## WORK TO DO
Exactly the lines from the start of the data below through the line that contains "width=320pt, minimum height=135pt]" are to be copied, with pictures left out.

________________________________________

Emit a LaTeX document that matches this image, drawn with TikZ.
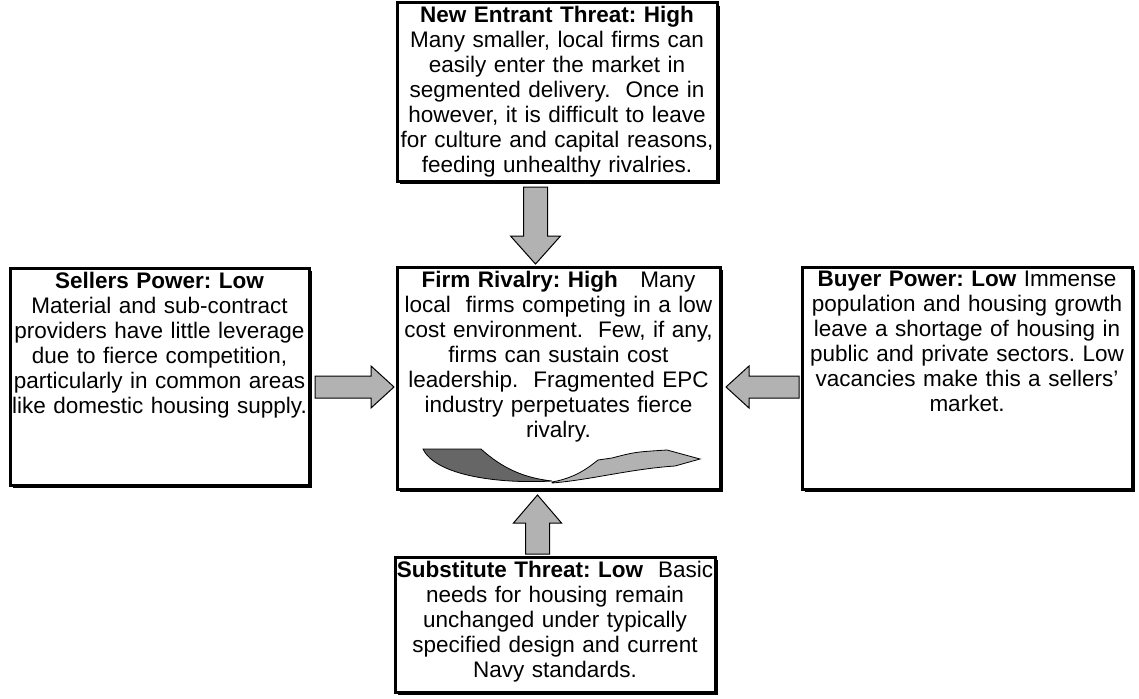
\documentclass[tikz,border=0pt]{standalone}
\usepackage{fontspec}
\setmainfont{Liberation Sans}
\usepackage{tikz}
\usetikzlibrary{shadows, calc, positioning}
\frenchspacing

\begin{document}
\begin{tikzpicture}[x=1pt, y=-1pt,
		forcebox/.style={rectangle, draw=black, line width=3pt, fill=white,
			drop shadow={shadow xshift=3pt, shadow yshift=-3pt, fill=black, opacity=1}},
		forcetext/.style={align=center, inner sep=0pt, anchor=north, text width=360pt,
			font=\fontsize{22.5}{25}\selectfont},
		blockarrow/.style={draw=black, line width=1pt, fill=black!30},
		swirldark/.style={draw=black, line width=0.8pt, fill=black!60},
		swirllight/.style={draw=black, line width=0.8pt, fill=black!30}
		]
		\useasboundingbox (0,0) rectangle (1139,698);
		
		% the five boxes
		\node[forcebox, minimum width=320pt, minimum height=178pt] (entrant) at (557,92) {};
		\node[forcebox, minimum width=323pt, minimum height=222pt] (rivalry) at (558.5,378) {};
		\node[forcebox, minimum width=299pt, minimum height=217pt] (sellers) at (159.5,376.5) {};
		\node[forcebox, minimum width=330pt, minimum height=222pt] (buyer) at (967,378) {};
		\node[forcebox, minimum width=320pt, minimum height=135pt] (substitute) at (555,624.5) {};
		
		% texts
		\node[forcetext] (entrantText) at ($(entrant.north)+(0,4)$)
		{\textbf{New Entrant Threat: High}\\ Many smaller, local firms can\\
			easily enter the market in\\ segmented delivery.\ \ Once in\\
			however, it is difficult to leave\\ for culture and capital reasons,\\
			feeding unhealthy rivalries.} ;
		\node[forcetext] (rivalryText) at ($(rivalry.north)+(0,5)$)
		{\textbf{Firm Rivalry: High}\ \ \ Many\\ local\ \ firms competing in a low\\
			cost environment.\ \ Few, if any,\\ firms can sustain cost\\
			leadership.\ \ Fragmented EPC\\ industry perpetuates fierce\\ rivalry.} ;
		\node[forcetext] (sellersText) at ($(sellers.north)+(0,5)$)
		{\textbf{Sellers Power: Low}\\ Material and sub-contract\\
			providers have little leverage\\ due to fierce competition,\\
			particularly in common areas\\ like domestic housing supply.} ;
		\node[forcetext] (buyerText) at ($(buyer.north)+(0,5)$)
		{\textbf{Buyer Power: Low} Immense\\ population and housing growth\\
			leave a shortage of housing in\\ public and private sectors. Low\\
			vacancies make this a sellers’\\ market.} ;
		\node[forcetext] (substituteText) at ($(substitute.north)+(0,5)$)
		{\textbf{Substitute Threat: Low}\ \ Basic\\ needs for housing remain\\
			unchanged under typically\\ specified design and current\\ Navy standards.} ;
		
		% arrow ends
		\coordinate (downTip) at ($(rivalry.north)+(-23,-1.5)$);
		\coordinate (downTail) at ($(downTip |- entrant.south)+(0,4.5)$);
		\coordinate (upTip) at ($(rivalry.south)+(-21,4.5)$);
		\coordinate (upTail) at ($(upTip |- substitute.north)+(0,-1.5)$);
		\coordinate (leftTip) at ($(rivalry.west)+(-1.5,9)$);
		\coordinate (leftTail) at ($(sellers.east |- leftTip)+(4.5,0)$);
		\coordinate (rightTip) at ($(rivalry.east)+(4.5,9)$);
		\coordinate (rightTail) at ($(buyer.west |- rightTip)+(-1.5,0)$);
		
		% block arrows
		\draw[blockarrow] ($(downTail)+(-12,0)$) -- ($(downTip)+(-12,-28)$) -- ++(-13,0)
		-- (downTip) -- ++(25,-28) -- ++(-13,0) -- ($(downTail)+(12,0)$) -- cycle;
		\draw[blockarrow] ($(upTail)+(-12,0)$) -- ($(upTip)+(-12,28)$) -- ++(-12,0)
		-- (upTip) -- ++(24,28) -- ++(-12,0) -- ($(upTail)+(12,0)$) -- cycle;
		\draw[blockarrow] ($(leftTail)+(0,-11)$) -- ($(leftTip)+(-23,-11)$) -- ++(0,-10)
		-- (leftTip) -- ++(-23,21) -- ++(0,-10) -- ($(leftTail)+(0,11)$) -- cycle;
		\draw[blockarrow] ($(rightTail)+(0,-11)$) -- ($(rightTip)+(23,-11)$) -- ++(0,-10)
		-- (rightTip) -- ++(23,21) -- ++(0,-10) -- ($(rightTail)+(0,11)$) -- cycle;
		
		% curved rivalry arrow
		\draw[swirldark] (423,449) -- (481,449) .. controls (503,469) and (525,478) .. (552,481)
		.. controls (500,484) and (436,476) .. (423,449) -- cycle;
		\draw[swirllight] (552,482) .. controls (575,478) and (588,468) .. (598,460)
		-- (612,458) .. controls (635,452) .. (667,450) -- (700,459) -- (675,466)
		.. controls (630,469) and (590,480) .. (552,483) -- cycle;
	\end{tikzpicture}
\end{document}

________________________________________

## WORKED ANSWER
Emit a LaTeX document that matches this image, drawn with TikZ.
\documentclass[tikz,border=0pt]{standalone}
\usepackage{fontspec}
\setmainfont{Liberation Sans}
\usepackage{tikz}
\usetikzlibrary{shadows, calc, positioning}
\frenchspacing

\begin{document}
\begin{tikzpicture}[x=1pt, y=-1pt,
		forcebox/.style={rectangle, draw=black, line width=3pt, fill=white,
			drop shadow={shadow xshift=3pt, shadow yshift=-3pt, fill=black, opacity=1}},
		forcetext/.style={align=center, inner sep=0pt, anchor=north, text width=360pt,
			font=\fontsize{22.5}{25}\selectfont},
		blockarrow/.style={draw=black, line width=1pt, fill=black!30},
		swirldark/.style={draw=black, line width=0.8pt, fill=black!60},
		swirllight/.style={draw=black, line width=0.8pt, fill=black!30}
		]
		\useasboundingbox (0,0) rectangle (1139,698);
		
		% the five boxes
		\node[forcebox, minimum width=320pt, minimum height=178pt] (entrant) at (557,92) {};
		\node[forcebox, minimum width=323pt, minimum height=222pt] (rivalry) at (558.5,378) {};
		\node[forcebox, minimum width=299pt, minimum height=217pt] (sellers) at (159.5,376.5) {};
		\node[forcebox, minimum width=330pt, minimum height=222pt] (buyer) at (967,378) {};
		\node[forcebox, minimum width=320pt, minimum height=135pt] (substitute) at (555,624.5) {};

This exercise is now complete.